More than four in five (82 per cent) young people in work aged between 18 and 22 believe that individuals in employment should start saving for retirement before the auto-enrolment age of 22, research by the Pensions Management Institute (PMI) has revealed.
The PMI’s study also showed 61 per cent of young people believed that all of an individual’s salary should be included for the calculation of pension contributions, not just income above the lower threshold.
Additionally, 59 per cent stated that the current statutory minimum contribution rate of 8 per cent was too low and would prefer a rate of up to 12 per cent.
The research also demonstrated the extent to which the cost of living affects young savers, with 49 per cent of respondents citing either existing rent or mortgage commitments, or saving for a deposit, as presenting serious obstacles to long-term pension saving.
PMI president, Lesley Alexander, commented: “The results of this research should kill off the lazy assumption that young people do not give serious consideration to preparing for their retirement.

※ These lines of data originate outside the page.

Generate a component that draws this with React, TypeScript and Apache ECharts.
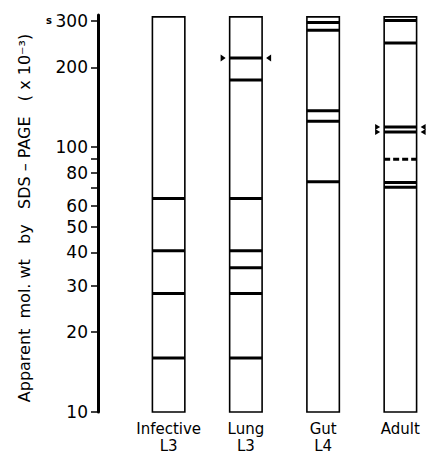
import React, { useEffect, useRef } from "react";
import * as echarts from "echarts";

const FONT = "DejaVu Sans";

// Lanes (categories)
const lanes = ["Infective\nL3", "Lung\nL3", "Gut\nL4", "Adult"];

// Apparent molecular weight of bands (x 10^-3), per lane
const infectiveBands = [64, 40.6, 28, 16];
const lungBands = [217, 179, 64, 40.6, 35, 28, 16];
const gutBands = [295, 276, 137, 125, 74];
const adultBands = [300, 247, 119, 114, 73.5, 70.5];
const adultDashedBands = [90];

// Bands marked with arrowheads: [lane index, mol. wt]
const arrowBands: [number, number][] = [
  [1, 217],
  [3, 119],
  [3, 114],
];

// Gel lane extent (mol. wt)
const laneBottom = 10;
const laneTop = 310;

// Axis ticks
const tickValues = [10, 20, 30, 40, 50, 60, 70, 80, 90, 100, 200, 300];
const labelValues = [10, 20, 30, 40, 50, 60, 80, 100, 200, 300];

export default function App() {
  const ref = useRef<HTMLDivElement>(null);

  useEffect(() => {
    if (!ref.current) return;
    const chart = echarts.init(ref.current, null, { renderer: "svg" });

    const bandData: any[] = [];
    const addBands = (lane: number, arr: number[], dashed: number) => {
      arr.forEach((v) => bandData.push([lane, v, dashed]));
    };
    addBands(0, infectiveBands, 0);
    addBands(1, lungBands, 0);
    addBands(2, gutBands, 0);
    addBands(3, adultBands, 0);
    addBands(3, adultDashedBands, 1);

    const laneData = lanes.map((_, i) => [i, laneBottom, laneTop]);

    const option: any = {
      animation: false,
      grid: { left: 130, width: 320, top: 15, bottom: 43 },
      xAxis: {
        type: "category",
        data: lanes,
        axisLine: { show: false },
        axisTick: { show: false },
        axisLabel: {
          interval: 0,
          color: "#000",
          fontSize: 15,
          fontFamily: FONT,
          lineHeight: 17,
          margin: 8,
        },
      },
      yAxis: {
        type: "log",
        logBase: 10,
        min: 10,
        max: 315,
        offset: 32,
        axisLine: { show: true, lineStyle: { color: "#000", width: 3 } },
        axisTick: {
          show: true,
          length: 7,
          lineStyle: { color: "#000", width: 1.5 },
          customValues: tickValues,
        },
        axisLabel: {
          color: "#000",
          fontSize: 17,
          fontFamily: FONT,
          margin: 10,
          customValues: labelValues,
        },
        splitLine: { show: false },
        minorTick: { show: false },
      },
      graphic: [
        {
          type: "text",
          x: 24,
          y: 218,
          rotation: Math.PI / 2,
          style: {
            text: "Apparent  mol. wt   by   SDS – PAGE   ( x 10⁻³)",
            fontSize: 16,
            fontFamily: FONT,
            fill: "#000",
            align: "center",
            verticalAlign: "middle",
          },
        },
        {
          type: "text",
          x: 49,
          y: 20,
          style: {
            text: "s",
            fontSize: 10,
            fontWeight: "bold",
            fontFamily: FONT,
            fill: "#000",
            align: "center",
            verticalAlign: "middle",
          },
        },
      ],
      series: [
        {
          type: "custom",
          data: laneData,
          renderItem: (params: any, api: any) => {
            const top = api.coord([api.value(0), api.value(2)]);
            const bot = api.coord([api.value(0), api.value(1)]);
            const w = api.size([1, 0])[0] * 0.42;
            return {
              type: "rect",
              shape: { x: top[0] - w / 2, y: top[1], width: w, height: bot[1] - top[1] },
              style: { fill: "#fff", stroke: "#000", lineWidth: 1.6 },
            };
          },
        },
        {
          type: "custom",
          data: bandData,
          renderItem: (params: any, api: any) => {
            const p = api.coord([api.value(0), api.value(1)]);
            const w = api.size([1, 0])[0] * 0.42;
            const dashed = api.value(2) === 1;
            return {
              type: "line",
              shape: { x1: p[0] - w / 2, y1: p[1], x2: p[0] + w / 2, y2: p[1] },
              style: {
                stroke: "#000",
                lineWidth: 3,
                lineDash: dashed ? [6, 3] : null,
              },
            };
          },
        },
        {
          type: "custom",
          data: arrowBands,
          renderItem: (params: any, api: any) => {
            const p = api.coord([api.value(0), api.value(1)]);
            const w = api.size([1, 0])[0] * 0.42;
            const l = p[0] - w / 2 - 4;
            const r = p[0] + w / 2 + 4;
            const h = api.value(0) === 3 ? 3 : 3.5;
            return {
              type: "group",
              children: [
                {
                  type: "polygon",
                  shape: { points: [[l, p[1]], [l - 5, p[1] - h], [l - 5, p[1] + h]] },
                  style: { fill: "#000" },
                },
                {
                  type: "polygon",
                  shape: { points: [[r, p[1]], [r + 5, p[1] - h], [r + 5, p[1] + h]] },
                  style: { fill: "#000" },
                },
              ],
            };
          },
        },
      ],
    };

    chart.setOption(option);
    return () => chart.dispose();
  }, []);

  return <div ref={ref} style={{ width: 439, height: 455, position: "absolute", left: 0, top: 0 }} />;
}
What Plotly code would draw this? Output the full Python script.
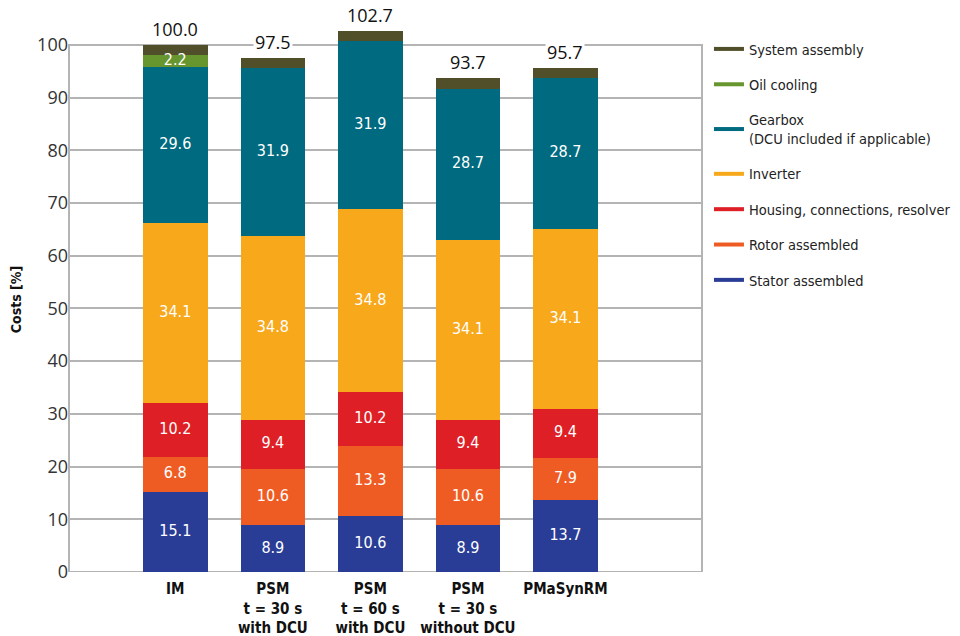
"""Cost breakdown of drive train variants, stacked bar chart."""

import numpy as np
import plotly.graph_objects as go

CATEGORIES = [
    "IM",
    "PSM<br>t = 30 s<br>with DCU",
    "PSM<br>t = 60 s<br>with DCU",
    "PSM<br>t = 30 s<br>without DCU",
    "PMaSynRM",
]

# stacked from the bottom up
STATOR = [15.1, 8.9, 10.6, 8.9, 13.7]
ROTOR = [6.8, 10.6, 13.3, 10.6, 7.9]
HOUSING = [10.2, 9.4, 10.2, 9.4, 9.4]
INVERTER = [34.1, 34.8, 34.8, 34.1, 34.1]
GEARBOX = [29.6, 31.9, 31.9, 28.7, 28.7]
OIL_COOLING = [2.2, 0.0, 0.0, 0.0, 0.0]
SYSTEM_ASSEMBLY = [2.0, 1.9, 1.9, 2.0, 1.9]

TOTALS = [100.0, 97.5, 102.7, 93.7, 95.7]

SEGMENTS = [
    ("Stator assembled", STATOR, "#2a3d96", True),
    ("Rotor assembled", ROTOR, "#ef5c23", True),
    ("Housing, connections, resolver", HOUSING, "#de1f26", True),
    ("Inverter", INVERTER, "#f7a81b", True),
    ("Gearbox<br>(DCU included if applicable)", GEARBOX, "#006a80", True),
    ("Oil cooling", OIL_COOLING, "#67952e", True),
    ("System assembly", SYSTEM_ASSEMBLY, "#514f2a", False),
]

NARROW = "DejaVu Sans Condensed, Liberation Sans Narrow, sans-serif"
REGULAR = "Open Sans, Noto Sans, sans-serif"
GRID = "#b4b4b4"

# the page body has an 8px margin, so the figure is drawn a bit smaller
PAGE_PAD = 8

fig = go.Figure()

base = np.zeros(len(CATEGORIES))
for name, values, color, labelled in SEGMENTS:
    values = np.array(values)
    fig.add_trace(
        go.Bar(
            x=CATEGORIES,
            y=values,
            marker=dict(color=color, line=dict(width=0)),
            width=0.66,
            showlegend=False,
            hoverinfo="skip",
        )
    )
    if labelled:
        mask = values > 0
        fig.add_trace(
            go.Scatter(
                x=[c for c, m in zip(CATEGORIES, mask) if m],
                y=(base + values / 2)[mask],
                mode="text",
                text=[f"{v:.1f}" for v in values[mask]],
                textfont=dict(family=NARROW, size=16, color="white"),
                showlegend=False,
                cliponaxis=False,
                hoverinfo="skip",
            )
        )
    base = base + values

# legend with short line markers, top entry first
for i, (name, values, color, labelled) in enumerate(reversed(SEGMENTS)):
    fig.add_trace(
        go.Scatter(
            x=[None],
            y=[None],
            mode="lines",
            line=dict(color=color, width=4),
            name=name,
            legendgroup=f"g{i}",
        )
    )

for cat, total in zip(CATEGORIES, TOTALS):
    fig.add_annotation(
        x=cat,
        y=total,
        yanchor="bottom",
        text=f"{total:.1f}",
        showarrow=False,
        bgcolor="white",
        font=dict(family=REGULAR, size=18, color="#111"),
        borderpad=1,
        yshift=2,
    )

# plot frame, closed at 100 %
fig.add_shape(
    type="rect",
    xref="paper",
    yref="y",
    x0=0,
    x1=1,
    y0=0,
    y1=100,
    line=dict(color=GRID, width=2),
    layer="below",
)

fig.update_layout(
    barmode="stack",
    width=960 - PAGE_PAD,
    height=636 - PAGE_PAD,
    margin=dict(l=69 - PAGE_PAD, r=258, t=27 - PAGE_PAD, b=64, autoexpand=False),
    plot_bgcolor="white",
    paper_bgcolor="white",
    bargap=0,
    legend=dict(
        x=1.011,
        xanchor="left",
        y=0.989,
        yanchor="top",
        traceorder="grouped",
        tracegroupgap=13.5,
        font=dict(family=NARROW, size=14.5, color="#222"),
        itemwidth=30,
    ),
)
fig.update_xaxes(
    range=[-1.09, 5.4],
    showgrid=False,
    showline=False,
    ticks="",
    tickangle=0,
    automargin=False,
    ticklabelstandoff=6,
    tickfont=dict(family=NARROW, size=15, color="#111", weight="bold"),
)
fig.update_yaxes(
    range=[0, 103.4],
    tickvals=list(range(0, 101, 10)),
    showgrid=True,
    gridcolor=GRID,
    gridwidth=1.5,
    showline=False,
    zeroline=False,
    ticks="",
    automargin=False,
    tickfont=dict(family=REGULAR, size=18, color="#333"),
    title=dict(
        text="Costs [%]",
        font=dict(family=NARROW, size=14, color="#111", weight="bold"),
        standoff=12,
    ),
)

fig.write_html("out.html")
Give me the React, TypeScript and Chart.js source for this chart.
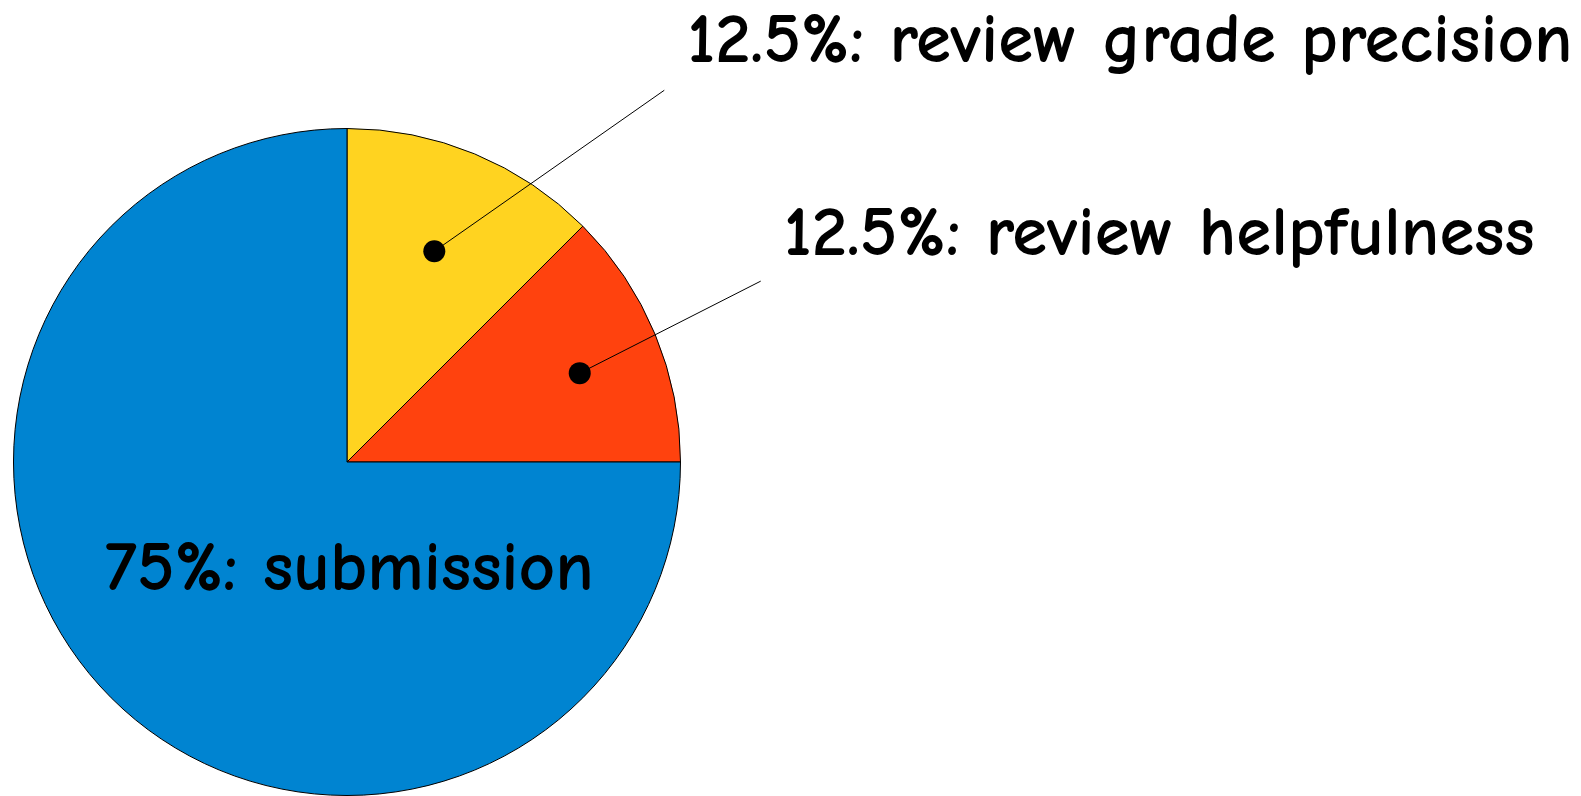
import React, { useEffect, useRef } from "react";
import { Chart, registerables } from "chart.js";

Chart.register(...registerables);

const categories = ["review grade precision", "review helpfulness", "submission"];
const shares = [12.5, 12.5, 75];
const colors = ["#ffd320", "#ff420e", "#0084d1"];

const FONT = "'Comic Sans MS', 'Comic Neue', 'Lato', 'DejaVu Sans', sans-serif";

const labelPlugin = {
  id: "calloutLabels",
  afterDatasetsDraw(chart: any) {
    const ctx = chart.ctx;
    const meta = chart.getDatasetMeta(0);
    const ds = chart.data.datasets[0];
    const labels = chart.data.labels as string[];
    ctx.save();
    ctx.fillStyle = "#000";
    ctx.strokeStyle = "#000";
    ctx.textBaseline = "alphabetic";
    ctx.textAlign = "left";
    ctx.font = `bold 71px ${FONT}`;
    // callouts for the small slices
    const cfg = [
      { rf: 0.684, da: 0, lx: 230, ly: -161, tx: 253, ty: -189 },
      { rf: 0.747, da: 1.6, lx: 181, ly: -92, tx: 204, ty: -118 },
    ];
    meta.data.forEach((arc: any, i: number) => {
      const { x, y, startAngle, endAngle, outerRadius } = arc.getProps(
        ["x", "y", "startAngle", "endAngle", "outerRadius"],
        true
      );
      const text = `${ds.data[i]}%: ${labels[i]}`;
      if (i < 2) {
        const c = cfg[i];
        const mid = (startAngle + endAngle) / 2 + (c.da * Math.PI) / 180;
        const px = x + Math.cos(mid) * outerRadius * c.rf;
        const py = y + Math.sin(mid) * outerRadius * c.rf;
        ctx.lineWidth = 1;
        ctx.beginPath();
        ctx.moveTo(px, py);
        ctx.lineTo(px + c.lx, py + c.ly);
        ctx.stroke();
        ctx.beginPath();
        ctx.arc(px, py, 11, 0, Math.PI * 2);
        ctx.fill();
        ctx.fillText(text, px + c.tx, py + c.ty);
      } else {
        ctx.fillText(text, x - 242, y + 128);
      }
    });
    ctx.restore();
  },
};

export default function App() {
  const ref = useRef<HTMLCanvasElement>(null);
  useEffect(() => {
    document.body.style.margin = "0";
    const chart = new Chart(ref.current!, {
      type: "pie",
      data: {
        labels: categories,
        datasets: [
          {
            data: shares,
            backgroundColor: colors,
            borderColor: "#000",
            borderWidth: 1,
          },
        ],
      },
      options: {
        animation: false,
        responsive: false,
        layout: { padding: { left: 13, right: 900, top: 128, bottom: 0 } },
        plugins: {
          legend: { display: false },
          tooltip: { enabled: false },
        },
      },
      plugins: [labelPlugin],
    });
    return () => chart.destroy();
  }, []);
  return (
    <div style={{ width: 1581, height: 796 }}>
      <canvas ref={ref} width={1581} height={796} style={{ display: "block" }} />
    </div>
  );
}
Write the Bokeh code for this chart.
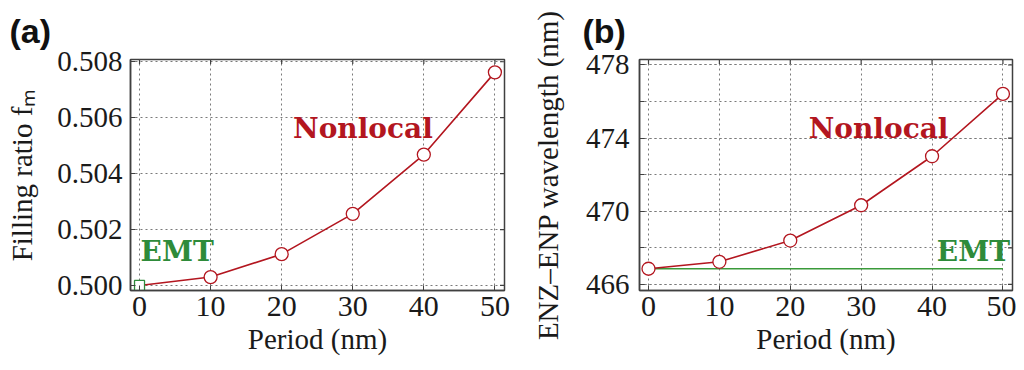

“A popular cliché of a generation more concerned with cheap holidays and Netflix has been exposed for the lie that it is.
“It is emphatically clear that young people would be prepared to make a greater commitment to pension saving were they encouraged to do so.
“At the same time, however, we should not make light if the serious obstacles that Millennials and Zoomers face in bearing the financial cost of saving for retirement.
“There is much that government could do to ensure that young people are sufficiently incentivised.
“This research shows that the scheduled reforms to auto-enrolment should now be introduced as a matter of some urgency.
“Richard Holden MP is to be congratulated for his initiative in prompting pension saving at a time when society might not consider this to be a priority.”